Seltsame Frage, bedeutet RDBMS doch Relational DataBase Management SERVER.

Es gibt auch keine "für Java am besten geeignete DB", sondern nur RDBMS, deren Einsatz im gesamten Kontext am sinnvollsten ist. So lange du kaum oder gar keine Erfahrung und Ahnung hast, ist eine so gut wie die andere


----------



## me1357 (19. Feb 2007)

AlArenal hat gesagt.:
			
		

> Seltsame Frage, bedeutet RDBMS doch Relational DataBase Management SERVER.


War das jetzt als Witz gemeint und ich versteh es nur nicht? ???:L 
RDBMS steht immer noch für relational database management system.
Naja, wie auch immer, für PostgreSQL braucht man einen Server.


----------



## AlArenal (19. Feb 2007)

Halb halb 

RDMBS *sind* Server, vond aher ist schon die Frage falsch.

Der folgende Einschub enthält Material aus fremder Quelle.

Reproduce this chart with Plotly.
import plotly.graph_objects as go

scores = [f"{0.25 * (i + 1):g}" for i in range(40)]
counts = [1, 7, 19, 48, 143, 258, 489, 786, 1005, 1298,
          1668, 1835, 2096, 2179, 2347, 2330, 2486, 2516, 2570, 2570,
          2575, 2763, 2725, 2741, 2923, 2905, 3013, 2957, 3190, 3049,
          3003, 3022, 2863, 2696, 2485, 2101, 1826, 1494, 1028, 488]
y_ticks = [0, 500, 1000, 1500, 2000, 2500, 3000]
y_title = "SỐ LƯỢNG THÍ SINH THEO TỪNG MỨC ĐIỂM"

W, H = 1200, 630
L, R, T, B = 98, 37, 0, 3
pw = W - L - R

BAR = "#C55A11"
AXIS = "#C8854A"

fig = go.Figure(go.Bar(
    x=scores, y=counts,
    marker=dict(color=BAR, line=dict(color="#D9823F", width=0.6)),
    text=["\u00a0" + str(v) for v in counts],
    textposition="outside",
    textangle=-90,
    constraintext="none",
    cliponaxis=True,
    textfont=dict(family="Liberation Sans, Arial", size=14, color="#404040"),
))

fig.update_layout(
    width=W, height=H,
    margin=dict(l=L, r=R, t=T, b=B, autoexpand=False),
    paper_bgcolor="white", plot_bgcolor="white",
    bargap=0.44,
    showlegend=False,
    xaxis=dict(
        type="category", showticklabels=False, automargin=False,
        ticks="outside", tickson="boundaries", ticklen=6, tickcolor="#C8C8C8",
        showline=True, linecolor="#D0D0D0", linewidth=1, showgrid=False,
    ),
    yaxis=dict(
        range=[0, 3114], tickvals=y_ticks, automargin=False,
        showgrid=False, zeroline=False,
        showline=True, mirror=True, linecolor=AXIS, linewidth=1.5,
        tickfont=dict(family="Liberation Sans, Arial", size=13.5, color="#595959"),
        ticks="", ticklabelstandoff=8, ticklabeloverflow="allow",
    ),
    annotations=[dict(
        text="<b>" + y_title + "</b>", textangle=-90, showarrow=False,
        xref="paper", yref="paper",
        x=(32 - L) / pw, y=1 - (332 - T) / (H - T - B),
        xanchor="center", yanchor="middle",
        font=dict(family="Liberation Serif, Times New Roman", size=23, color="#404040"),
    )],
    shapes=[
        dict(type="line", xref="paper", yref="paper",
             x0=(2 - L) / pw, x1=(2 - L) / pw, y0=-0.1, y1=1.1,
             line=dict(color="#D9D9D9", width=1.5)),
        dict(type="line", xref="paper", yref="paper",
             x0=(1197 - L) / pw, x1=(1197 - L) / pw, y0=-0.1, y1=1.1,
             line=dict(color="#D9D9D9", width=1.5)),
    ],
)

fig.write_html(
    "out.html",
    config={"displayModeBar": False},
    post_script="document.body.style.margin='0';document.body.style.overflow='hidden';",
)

Mehr Infos gibts in 1001 Einsteiger-Tutorials sowohl zu MySQL, als auch zu PostgreSQL, als auch zu Oracle, als auch zu IBM UDB, als auch zu ....

Einfach mal in Ruhe die offizeillen Webseiten besuchen und schmökern.


----------



## loogi (20. Feb 2007)

wie ist des eigentlich mit der Access Datenbank, die hab ich ja öfters mal genutzt, da brauchte ich aber kein Server!!

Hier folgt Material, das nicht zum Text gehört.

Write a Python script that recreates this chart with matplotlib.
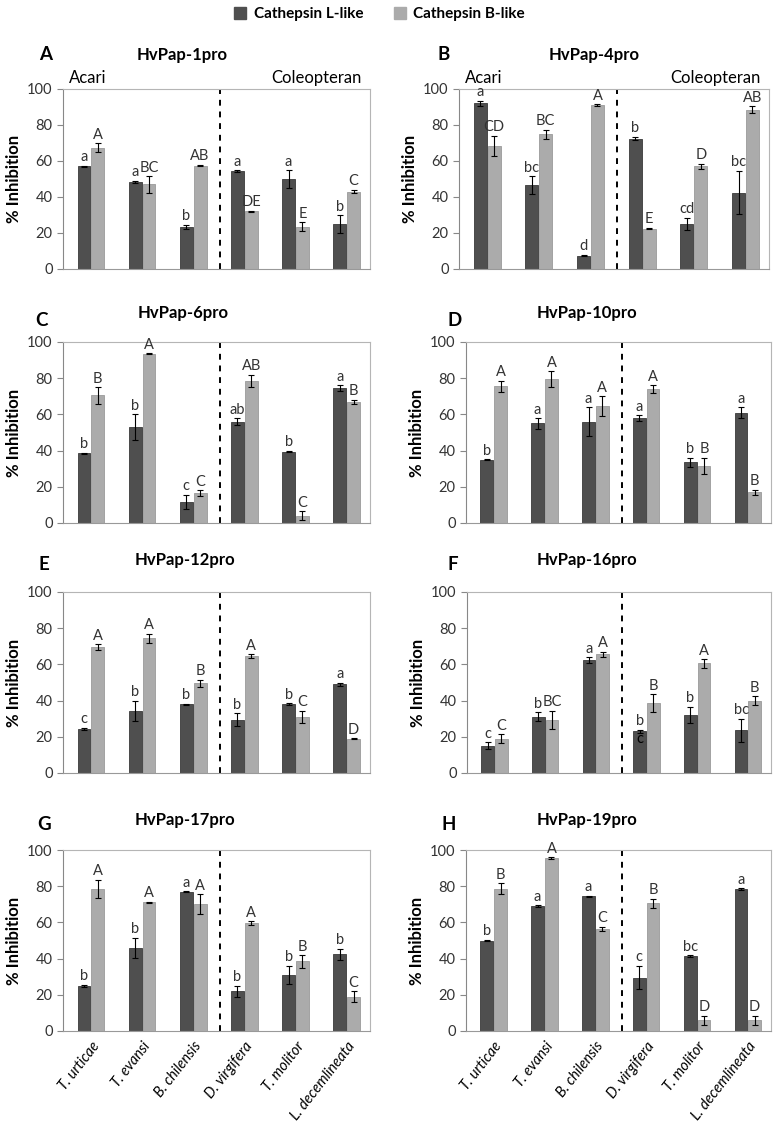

Und wenn ich mySql benutzen möchte, kann ich das irgenwie mit dem Tomcat server benutzen, oder brauch man da einen extra Server??

danke


----------



## AlArenal (20. Feb 2007)

loogi hat gesagt.:
			
		

> wie ist des eigentlich mit der Access Datenbank, die hab ich ja öfters mal genutzt, da brauchte ich aber kein Server!!

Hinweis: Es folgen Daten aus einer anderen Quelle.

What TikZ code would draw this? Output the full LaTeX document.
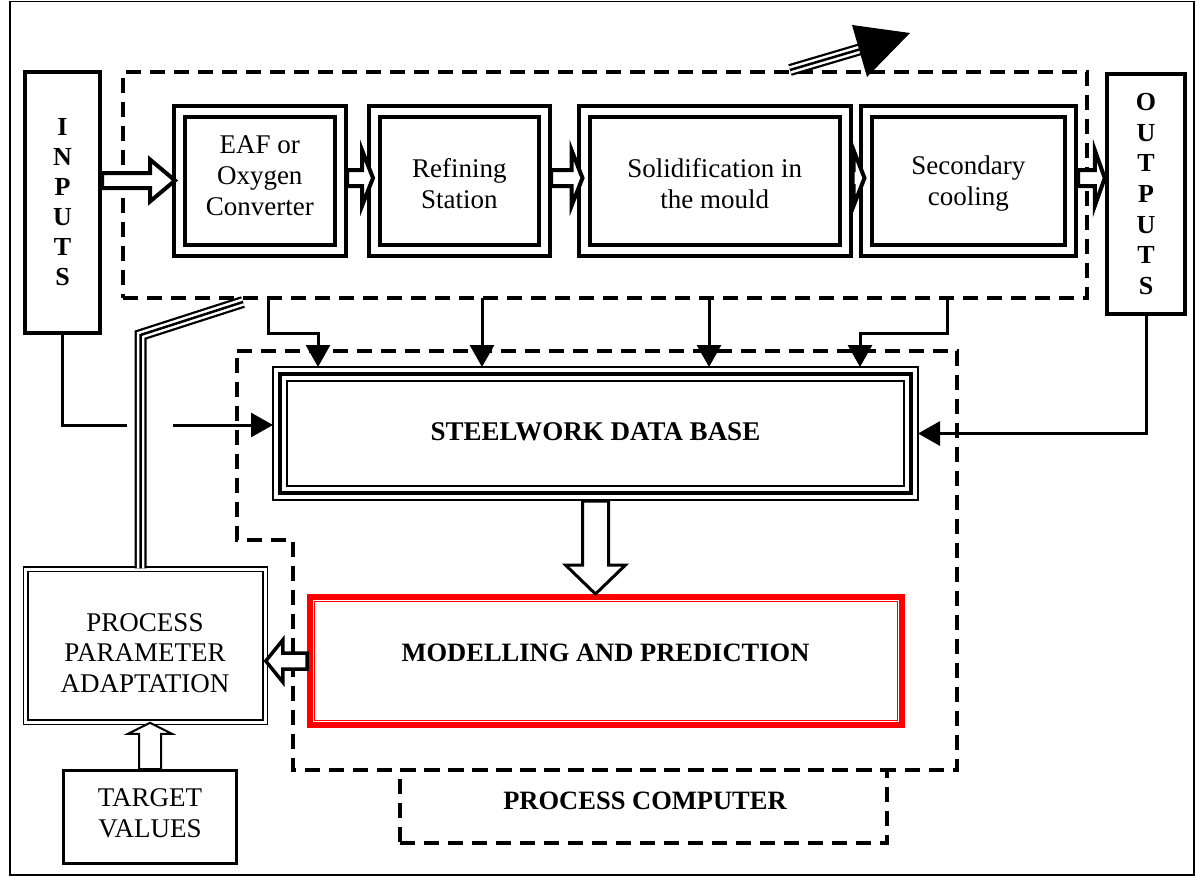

Was aus dem Hause Microsoft kommt ist oft anders und selten besser. Acess ist als Desktop-Single-User-Datenbank für Mausschubser entworfen worden. Für "richtige" Datenbankanwendungen hat MS ja auch noch das SQL Server Pferd im Stall stehen.



> Und wenn ich mySql benutzen möchte, kann ich das irgenwie mit dem Tomcat server benutzen, oder brauch man da einen extra Server??



Du warst nicht artig und hast dich auf den Webseiten noch nicht mit den diversen Datenbanksystemen befasst! 

Wenn du dir MySQL, PostgreSQL, Oracle, SQL Server, IBM UDB, Informix, Firebird, ... installierst, dann sind das Datenbankserver.


----------